• **PROBLEM DESCRIPTION**: Please output exactly the lines of the material from the first through the line containing "-- (phys.south west);", and nothing more.

Start of MATERIAL PROVIDED

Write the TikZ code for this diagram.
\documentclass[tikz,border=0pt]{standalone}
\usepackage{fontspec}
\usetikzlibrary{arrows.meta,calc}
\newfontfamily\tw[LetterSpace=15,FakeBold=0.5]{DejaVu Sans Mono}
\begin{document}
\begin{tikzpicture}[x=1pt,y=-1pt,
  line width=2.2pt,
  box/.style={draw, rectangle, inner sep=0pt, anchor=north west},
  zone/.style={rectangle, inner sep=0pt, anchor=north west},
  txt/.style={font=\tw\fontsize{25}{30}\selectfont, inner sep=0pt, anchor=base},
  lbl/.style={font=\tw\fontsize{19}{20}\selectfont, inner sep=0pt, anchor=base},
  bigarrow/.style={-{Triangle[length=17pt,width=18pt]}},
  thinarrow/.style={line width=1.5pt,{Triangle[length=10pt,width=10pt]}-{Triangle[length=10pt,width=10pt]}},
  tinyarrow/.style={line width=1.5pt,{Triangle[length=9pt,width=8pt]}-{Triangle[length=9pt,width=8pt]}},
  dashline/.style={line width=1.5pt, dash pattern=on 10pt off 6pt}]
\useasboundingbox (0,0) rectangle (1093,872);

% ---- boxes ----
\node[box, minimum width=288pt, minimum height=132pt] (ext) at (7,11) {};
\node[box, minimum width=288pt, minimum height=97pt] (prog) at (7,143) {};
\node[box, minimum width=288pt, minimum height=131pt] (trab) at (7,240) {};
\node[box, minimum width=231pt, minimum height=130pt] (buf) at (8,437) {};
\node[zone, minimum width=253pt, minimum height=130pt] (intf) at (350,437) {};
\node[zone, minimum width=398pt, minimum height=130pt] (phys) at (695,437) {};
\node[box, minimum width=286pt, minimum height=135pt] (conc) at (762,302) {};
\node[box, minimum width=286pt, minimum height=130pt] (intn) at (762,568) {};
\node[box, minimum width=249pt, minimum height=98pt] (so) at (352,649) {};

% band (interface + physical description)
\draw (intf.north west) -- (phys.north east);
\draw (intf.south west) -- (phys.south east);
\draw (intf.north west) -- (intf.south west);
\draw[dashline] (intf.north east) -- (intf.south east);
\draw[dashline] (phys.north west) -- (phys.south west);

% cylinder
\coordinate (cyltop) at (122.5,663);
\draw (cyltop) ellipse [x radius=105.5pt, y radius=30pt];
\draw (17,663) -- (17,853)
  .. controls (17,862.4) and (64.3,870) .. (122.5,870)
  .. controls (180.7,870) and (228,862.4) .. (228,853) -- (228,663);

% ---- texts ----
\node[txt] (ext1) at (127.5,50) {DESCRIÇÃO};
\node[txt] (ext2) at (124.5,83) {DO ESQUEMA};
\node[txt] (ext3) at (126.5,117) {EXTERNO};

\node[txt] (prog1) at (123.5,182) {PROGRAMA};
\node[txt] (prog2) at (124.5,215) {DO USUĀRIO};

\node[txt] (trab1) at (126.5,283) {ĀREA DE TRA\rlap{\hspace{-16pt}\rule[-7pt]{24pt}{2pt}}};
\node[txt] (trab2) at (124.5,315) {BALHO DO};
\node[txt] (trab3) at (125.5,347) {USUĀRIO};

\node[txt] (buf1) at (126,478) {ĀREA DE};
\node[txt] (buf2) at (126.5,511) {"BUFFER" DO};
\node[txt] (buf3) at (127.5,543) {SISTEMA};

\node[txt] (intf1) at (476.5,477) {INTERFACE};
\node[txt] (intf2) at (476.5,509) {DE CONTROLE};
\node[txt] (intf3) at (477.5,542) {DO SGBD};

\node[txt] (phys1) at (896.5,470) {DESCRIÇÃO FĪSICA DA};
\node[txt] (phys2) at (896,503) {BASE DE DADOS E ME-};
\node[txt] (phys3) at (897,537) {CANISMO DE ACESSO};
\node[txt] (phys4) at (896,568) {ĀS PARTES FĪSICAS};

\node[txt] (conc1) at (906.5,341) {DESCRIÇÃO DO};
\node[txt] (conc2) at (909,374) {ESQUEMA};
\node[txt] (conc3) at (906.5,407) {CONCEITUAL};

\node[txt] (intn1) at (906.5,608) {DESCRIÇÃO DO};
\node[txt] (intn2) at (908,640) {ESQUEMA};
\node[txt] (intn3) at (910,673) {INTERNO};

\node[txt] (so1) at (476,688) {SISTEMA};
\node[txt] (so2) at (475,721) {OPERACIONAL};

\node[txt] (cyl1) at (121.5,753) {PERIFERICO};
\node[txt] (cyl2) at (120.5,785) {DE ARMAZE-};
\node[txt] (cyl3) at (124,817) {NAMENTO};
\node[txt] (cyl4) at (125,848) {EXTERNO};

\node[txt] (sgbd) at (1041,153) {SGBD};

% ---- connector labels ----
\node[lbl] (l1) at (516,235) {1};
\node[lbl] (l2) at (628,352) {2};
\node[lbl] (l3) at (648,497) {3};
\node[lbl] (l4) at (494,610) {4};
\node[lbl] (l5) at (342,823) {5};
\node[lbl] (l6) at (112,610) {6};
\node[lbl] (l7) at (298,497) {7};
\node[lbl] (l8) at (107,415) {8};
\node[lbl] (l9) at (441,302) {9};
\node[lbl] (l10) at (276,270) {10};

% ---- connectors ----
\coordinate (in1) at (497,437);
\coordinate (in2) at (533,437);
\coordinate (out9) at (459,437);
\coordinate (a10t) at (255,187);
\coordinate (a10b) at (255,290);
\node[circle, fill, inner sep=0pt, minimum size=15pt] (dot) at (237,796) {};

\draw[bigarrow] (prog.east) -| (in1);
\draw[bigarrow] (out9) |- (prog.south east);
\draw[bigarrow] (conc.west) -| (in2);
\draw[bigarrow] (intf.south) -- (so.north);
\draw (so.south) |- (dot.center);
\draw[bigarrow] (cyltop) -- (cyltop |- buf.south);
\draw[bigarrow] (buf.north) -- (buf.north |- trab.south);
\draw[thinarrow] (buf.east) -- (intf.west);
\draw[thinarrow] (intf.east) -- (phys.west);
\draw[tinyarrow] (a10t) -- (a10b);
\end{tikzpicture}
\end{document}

End of MATERIAL PROVIDED

• **ANSWER TO THE TASK**:
Write the TikZ code for this diagram.
\documentclass[tikz,border=0pt]{standalone}
\usepackage{fontspec}
\usetikzlibrary{arrows.meta,calc}
\newfontfamily\tw[LetterSpace=15,FakeBold=0.5]{DejaVu Sans Mono}
\begin{document}
\begin{tikzpicture}[x=1pt,y=-1pt,
  line width=2.2pt,
  box/.style={draw, rectangle, inner sep=0pt, anchor=north west},
  zone/.style={rectangle, inner sep=0pt, anchor=north west},
  txt/.style={font=\tw\fontsize{25}{30}\selectfont, inner sep=0pt, anchor=base},
  lbl/.style={font=\tw\fontsize{19}{20}\selectfont, inner sep=0pt, anchor=base},
  bigarrow/.style={-{Triangle[length=17pt,width=18pt]}},
  thinarrow/.style={line width=1.5pt,{Triangle[length=10pt,width=10pt]}-{Triangle[length=10pt,width=10pt]}},
  tinyarrow/.style={line width=1.5pt,{Triangle[length=9pt,width=8pt]}-{Triangle[length=9pt,width=8pt]}},
  dashline/.style={line width=1.5pt, dash pattern=on 10pt off 6pt}]
\useasboundingbox (0,0) rectangle (1093,872);

% ---- boxes ----
\node[box, minimum width=288pt, minimum height=132pt] (ext) at (7,11) {};
\node[box, minimum width=288pt, minimum height=97pt] (prog) at (7,143) {};
\node[box, minimum width=288pt, minimum height=131pt] (trab) at (7,240) {};
\node[box, minimum width=231pt, minimum height=130pt] (buf) at (8,437) {};
\node[zone, minimum width=253pt, minimum height=130pt] (intf) at (350,437) {};
\node[zone, minimum width=398pt, minimum height=130pt] (phys) at (695,437) {};
\node[box, minimum width=286pt, minimum height=135pt] (conc) at (762,302) {};
\node[box, minimum width=286pt, minimum height=130pt] (intn) at (762,568) {};
\node[box, minimum width=249pt, minimum height=98pt] (so) at (352,649) {};

% band (interface + physical description)
\draw (intf.north west) -- (phys.north east);
\draw (intf.south west) -- (phys.south east);
\draw (intf.north west) -- (intf.south west);
\draw[dashline] (intf.north east) -- (intf.south east);
\draw[dashline] (phys.north west) -- (phys.south west);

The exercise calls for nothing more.